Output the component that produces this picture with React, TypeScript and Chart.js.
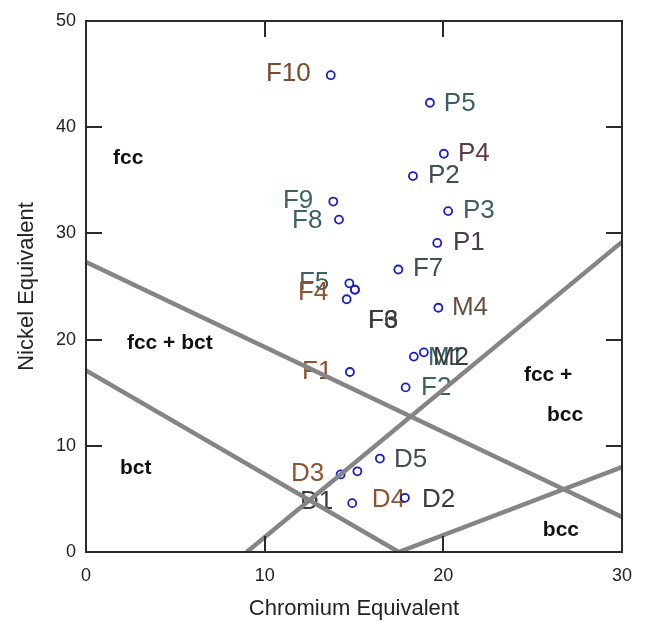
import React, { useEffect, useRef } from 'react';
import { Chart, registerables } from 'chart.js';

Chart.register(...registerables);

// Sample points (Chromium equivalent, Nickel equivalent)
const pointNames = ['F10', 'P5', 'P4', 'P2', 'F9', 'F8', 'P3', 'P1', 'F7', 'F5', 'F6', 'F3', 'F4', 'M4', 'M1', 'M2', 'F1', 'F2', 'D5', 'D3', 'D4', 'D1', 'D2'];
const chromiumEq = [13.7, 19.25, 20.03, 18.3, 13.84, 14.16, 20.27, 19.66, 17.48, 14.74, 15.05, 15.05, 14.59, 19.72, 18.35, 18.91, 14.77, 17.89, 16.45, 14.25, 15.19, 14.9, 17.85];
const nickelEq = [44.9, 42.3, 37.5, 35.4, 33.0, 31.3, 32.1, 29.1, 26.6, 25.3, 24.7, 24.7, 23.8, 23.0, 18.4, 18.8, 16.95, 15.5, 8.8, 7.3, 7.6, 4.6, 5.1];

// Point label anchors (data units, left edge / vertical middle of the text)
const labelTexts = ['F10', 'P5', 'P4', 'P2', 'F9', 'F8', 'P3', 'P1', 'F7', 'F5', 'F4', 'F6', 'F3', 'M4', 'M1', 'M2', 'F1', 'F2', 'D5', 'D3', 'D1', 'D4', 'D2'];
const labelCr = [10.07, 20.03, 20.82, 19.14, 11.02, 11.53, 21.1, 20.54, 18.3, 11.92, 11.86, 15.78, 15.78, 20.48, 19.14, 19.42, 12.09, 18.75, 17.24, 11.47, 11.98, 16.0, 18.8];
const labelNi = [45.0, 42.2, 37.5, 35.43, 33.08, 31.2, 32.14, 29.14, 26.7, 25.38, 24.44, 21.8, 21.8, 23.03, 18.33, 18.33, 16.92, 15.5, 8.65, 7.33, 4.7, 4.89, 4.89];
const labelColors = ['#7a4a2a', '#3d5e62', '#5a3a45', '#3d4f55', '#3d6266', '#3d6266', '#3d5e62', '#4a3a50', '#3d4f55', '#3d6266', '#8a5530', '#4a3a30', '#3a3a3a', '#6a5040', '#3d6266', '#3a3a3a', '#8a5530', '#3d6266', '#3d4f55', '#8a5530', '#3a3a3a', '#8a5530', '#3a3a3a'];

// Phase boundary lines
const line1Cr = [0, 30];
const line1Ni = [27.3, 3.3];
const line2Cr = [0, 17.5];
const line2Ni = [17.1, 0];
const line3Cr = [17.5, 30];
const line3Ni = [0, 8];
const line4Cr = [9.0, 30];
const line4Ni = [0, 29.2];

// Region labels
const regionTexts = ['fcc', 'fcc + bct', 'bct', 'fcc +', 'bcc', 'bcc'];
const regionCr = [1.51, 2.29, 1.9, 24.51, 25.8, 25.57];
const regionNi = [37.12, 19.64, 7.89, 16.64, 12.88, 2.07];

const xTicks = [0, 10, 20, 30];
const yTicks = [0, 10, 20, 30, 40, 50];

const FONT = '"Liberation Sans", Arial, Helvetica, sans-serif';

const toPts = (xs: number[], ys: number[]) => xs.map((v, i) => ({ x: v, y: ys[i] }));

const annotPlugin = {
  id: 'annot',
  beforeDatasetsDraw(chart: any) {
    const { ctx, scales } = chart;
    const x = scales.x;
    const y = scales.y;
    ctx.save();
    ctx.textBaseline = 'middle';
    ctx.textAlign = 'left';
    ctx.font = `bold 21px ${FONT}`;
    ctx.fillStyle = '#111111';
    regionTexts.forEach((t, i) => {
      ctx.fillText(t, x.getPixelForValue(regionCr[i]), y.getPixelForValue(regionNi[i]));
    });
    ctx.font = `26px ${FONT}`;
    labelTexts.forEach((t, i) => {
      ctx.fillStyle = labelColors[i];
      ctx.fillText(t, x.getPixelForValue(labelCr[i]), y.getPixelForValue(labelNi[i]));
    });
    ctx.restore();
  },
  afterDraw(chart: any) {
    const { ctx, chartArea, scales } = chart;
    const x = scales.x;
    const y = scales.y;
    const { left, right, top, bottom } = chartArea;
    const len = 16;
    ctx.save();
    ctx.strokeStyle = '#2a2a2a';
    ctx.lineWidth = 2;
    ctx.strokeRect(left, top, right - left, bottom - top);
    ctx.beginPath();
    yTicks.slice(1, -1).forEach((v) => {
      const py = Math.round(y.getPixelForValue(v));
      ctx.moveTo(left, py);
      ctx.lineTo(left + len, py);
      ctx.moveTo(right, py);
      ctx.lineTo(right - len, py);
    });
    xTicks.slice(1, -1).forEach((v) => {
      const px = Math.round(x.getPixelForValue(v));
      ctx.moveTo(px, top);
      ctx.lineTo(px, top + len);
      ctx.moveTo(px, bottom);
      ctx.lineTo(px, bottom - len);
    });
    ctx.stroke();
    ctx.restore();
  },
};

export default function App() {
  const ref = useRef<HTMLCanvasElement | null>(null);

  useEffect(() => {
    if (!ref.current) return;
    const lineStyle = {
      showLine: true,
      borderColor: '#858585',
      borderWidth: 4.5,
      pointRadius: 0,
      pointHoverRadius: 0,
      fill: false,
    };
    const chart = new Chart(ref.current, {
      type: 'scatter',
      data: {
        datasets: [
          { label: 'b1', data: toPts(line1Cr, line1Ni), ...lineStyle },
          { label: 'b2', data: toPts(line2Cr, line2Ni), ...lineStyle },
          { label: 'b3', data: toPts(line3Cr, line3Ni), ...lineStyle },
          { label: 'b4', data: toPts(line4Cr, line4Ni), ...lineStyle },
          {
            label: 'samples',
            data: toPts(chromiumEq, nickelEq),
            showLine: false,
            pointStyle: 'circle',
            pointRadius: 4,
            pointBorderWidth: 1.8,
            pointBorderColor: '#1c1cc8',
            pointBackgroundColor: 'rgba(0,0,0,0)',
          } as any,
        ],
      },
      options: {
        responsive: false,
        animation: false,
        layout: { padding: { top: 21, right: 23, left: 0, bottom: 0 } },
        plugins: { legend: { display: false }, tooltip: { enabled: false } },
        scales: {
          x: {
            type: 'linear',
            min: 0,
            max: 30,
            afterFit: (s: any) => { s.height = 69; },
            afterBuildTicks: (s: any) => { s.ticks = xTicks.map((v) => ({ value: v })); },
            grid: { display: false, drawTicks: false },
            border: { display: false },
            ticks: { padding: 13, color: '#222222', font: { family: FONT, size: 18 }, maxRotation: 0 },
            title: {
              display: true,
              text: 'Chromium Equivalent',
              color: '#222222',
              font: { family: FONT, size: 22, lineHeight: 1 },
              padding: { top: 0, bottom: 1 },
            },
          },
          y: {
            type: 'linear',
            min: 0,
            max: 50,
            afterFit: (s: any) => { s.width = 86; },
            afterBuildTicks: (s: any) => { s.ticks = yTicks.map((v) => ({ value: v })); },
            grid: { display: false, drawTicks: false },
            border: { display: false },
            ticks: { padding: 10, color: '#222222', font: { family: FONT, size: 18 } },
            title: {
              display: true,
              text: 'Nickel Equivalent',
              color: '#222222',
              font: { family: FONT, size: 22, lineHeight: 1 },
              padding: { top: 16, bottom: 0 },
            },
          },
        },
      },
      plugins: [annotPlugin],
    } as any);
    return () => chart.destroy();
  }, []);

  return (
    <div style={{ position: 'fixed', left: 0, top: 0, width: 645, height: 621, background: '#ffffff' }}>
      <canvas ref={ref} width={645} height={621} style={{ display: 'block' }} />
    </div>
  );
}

* * *

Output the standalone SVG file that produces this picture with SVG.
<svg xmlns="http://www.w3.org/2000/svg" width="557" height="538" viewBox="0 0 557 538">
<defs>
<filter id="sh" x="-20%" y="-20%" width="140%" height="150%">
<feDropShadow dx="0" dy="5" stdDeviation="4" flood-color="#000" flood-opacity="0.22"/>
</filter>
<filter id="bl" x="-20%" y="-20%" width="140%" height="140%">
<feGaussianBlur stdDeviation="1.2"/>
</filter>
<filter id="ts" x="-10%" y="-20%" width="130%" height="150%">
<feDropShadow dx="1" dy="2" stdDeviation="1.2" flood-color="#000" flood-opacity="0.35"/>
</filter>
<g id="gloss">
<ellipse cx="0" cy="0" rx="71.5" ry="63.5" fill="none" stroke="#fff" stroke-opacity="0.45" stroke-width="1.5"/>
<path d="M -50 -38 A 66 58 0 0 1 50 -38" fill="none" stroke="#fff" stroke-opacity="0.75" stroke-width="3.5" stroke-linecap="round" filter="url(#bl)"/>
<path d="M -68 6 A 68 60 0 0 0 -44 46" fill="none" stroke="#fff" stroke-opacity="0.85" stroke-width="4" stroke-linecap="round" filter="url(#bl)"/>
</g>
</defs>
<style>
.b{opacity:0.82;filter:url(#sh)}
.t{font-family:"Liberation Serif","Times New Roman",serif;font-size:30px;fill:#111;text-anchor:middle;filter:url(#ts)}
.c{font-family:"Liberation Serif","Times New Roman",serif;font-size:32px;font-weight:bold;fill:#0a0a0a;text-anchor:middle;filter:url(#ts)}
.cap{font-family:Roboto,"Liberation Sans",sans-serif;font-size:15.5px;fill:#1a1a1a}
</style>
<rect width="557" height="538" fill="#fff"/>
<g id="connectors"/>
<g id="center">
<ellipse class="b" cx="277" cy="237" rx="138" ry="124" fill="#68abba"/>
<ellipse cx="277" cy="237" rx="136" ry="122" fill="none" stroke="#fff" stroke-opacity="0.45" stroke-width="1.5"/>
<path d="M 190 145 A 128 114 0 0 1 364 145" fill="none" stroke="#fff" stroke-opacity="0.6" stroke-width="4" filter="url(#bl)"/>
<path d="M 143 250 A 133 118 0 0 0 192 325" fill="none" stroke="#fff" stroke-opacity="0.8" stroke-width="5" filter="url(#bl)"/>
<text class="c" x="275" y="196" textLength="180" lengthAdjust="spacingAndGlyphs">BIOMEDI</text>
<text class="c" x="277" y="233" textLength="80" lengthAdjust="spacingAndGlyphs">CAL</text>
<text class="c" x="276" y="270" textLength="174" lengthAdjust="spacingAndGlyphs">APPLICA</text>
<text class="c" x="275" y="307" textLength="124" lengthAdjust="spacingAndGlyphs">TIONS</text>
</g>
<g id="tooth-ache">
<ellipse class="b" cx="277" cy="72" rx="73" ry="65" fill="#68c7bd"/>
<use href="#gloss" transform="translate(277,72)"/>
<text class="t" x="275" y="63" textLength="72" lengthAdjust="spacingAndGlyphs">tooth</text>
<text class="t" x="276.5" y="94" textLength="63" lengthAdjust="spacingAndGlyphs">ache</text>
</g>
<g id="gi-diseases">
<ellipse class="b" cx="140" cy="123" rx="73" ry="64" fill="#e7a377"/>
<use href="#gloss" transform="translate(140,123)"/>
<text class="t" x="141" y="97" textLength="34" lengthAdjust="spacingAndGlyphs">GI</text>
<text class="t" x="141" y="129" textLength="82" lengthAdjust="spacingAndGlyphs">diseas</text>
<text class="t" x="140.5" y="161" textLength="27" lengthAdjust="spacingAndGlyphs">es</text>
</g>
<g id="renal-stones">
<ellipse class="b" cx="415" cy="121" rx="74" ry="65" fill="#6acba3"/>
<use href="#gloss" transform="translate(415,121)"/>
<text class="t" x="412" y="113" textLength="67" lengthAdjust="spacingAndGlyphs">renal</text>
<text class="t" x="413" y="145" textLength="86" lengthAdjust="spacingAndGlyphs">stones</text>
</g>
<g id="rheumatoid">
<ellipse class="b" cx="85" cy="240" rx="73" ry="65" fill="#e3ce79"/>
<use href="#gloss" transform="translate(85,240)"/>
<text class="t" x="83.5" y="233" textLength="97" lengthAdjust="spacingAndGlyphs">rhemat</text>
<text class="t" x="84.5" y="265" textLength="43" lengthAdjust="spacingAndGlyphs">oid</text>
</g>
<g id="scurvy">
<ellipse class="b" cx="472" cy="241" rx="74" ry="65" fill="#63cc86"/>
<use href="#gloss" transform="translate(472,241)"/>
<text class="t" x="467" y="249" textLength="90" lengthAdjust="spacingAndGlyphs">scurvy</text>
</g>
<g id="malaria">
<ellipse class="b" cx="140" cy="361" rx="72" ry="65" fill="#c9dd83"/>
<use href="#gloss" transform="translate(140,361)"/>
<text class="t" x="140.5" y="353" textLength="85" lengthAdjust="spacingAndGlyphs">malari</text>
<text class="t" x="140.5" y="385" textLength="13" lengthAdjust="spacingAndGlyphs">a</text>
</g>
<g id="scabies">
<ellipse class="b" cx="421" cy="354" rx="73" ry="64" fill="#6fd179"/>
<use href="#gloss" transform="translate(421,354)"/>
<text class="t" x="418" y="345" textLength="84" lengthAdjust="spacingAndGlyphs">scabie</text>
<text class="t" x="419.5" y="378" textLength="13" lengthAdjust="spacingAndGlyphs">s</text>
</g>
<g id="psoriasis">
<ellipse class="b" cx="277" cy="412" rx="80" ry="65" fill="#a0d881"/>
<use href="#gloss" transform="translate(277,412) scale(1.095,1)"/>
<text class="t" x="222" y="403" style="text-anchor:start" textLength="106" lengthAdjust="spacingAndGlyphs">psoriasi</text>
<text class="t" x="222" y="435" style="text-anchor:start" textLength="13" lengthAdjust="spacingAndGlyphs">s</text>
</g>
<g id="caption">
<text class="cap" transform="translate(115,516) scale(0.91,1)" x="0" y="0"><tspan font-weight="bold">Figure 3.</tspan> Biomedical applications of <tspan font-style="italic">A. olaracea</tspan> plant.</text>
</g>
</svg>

Exercise requirements
Reproduce the data above exactly, but only the lines from the one showing "Output the component" through the one showing "7.6, 4.6, 5.1];", with both ends kept and the pictures left out.

Answer
Output the component that produces this picture with React, TypeScript and Chart.js.
import React, { useEffect, useRef } from 'react';
import { Chart, registerables } from 'chart.js';

Chart.register(...registerables);

// Sample points (Chromium equivalent, Nickel equivalent)
const pointNames = ['F10', 'P5', 'P4', 'P2', 'F9', 'F8', 'P3', 'P1', 'F7', 'F5', 'F6', 'F3', 'F4', 'M4', 'M1', 'M2', 'F1', 'F2', 'D5', 'D3', 'D4', 'D1', 'D2'];
const chromiumEq = [13.7, 19.25, 20.03, 18.3, 13.84, 14.16, 20.27, 19.66, 17.48, 14.74, 15.05, 15.05, 14.59, 19.72, 18.35, 18.91, 14.77, 17.89, 16.45, 14.25, 15.19, 14.9, 17.85];
const nickelEq = [44.9, 42.3, 37.5, 35.4, 33.0, 31.3, 32.1, 29.1, 26.6, 25.3, 24.7, 24.7, 23.8, 23.0, 18.4, 18.8, 16.95, 15.5, 8.8, 7.3, 7.6, 4.6, 5.1];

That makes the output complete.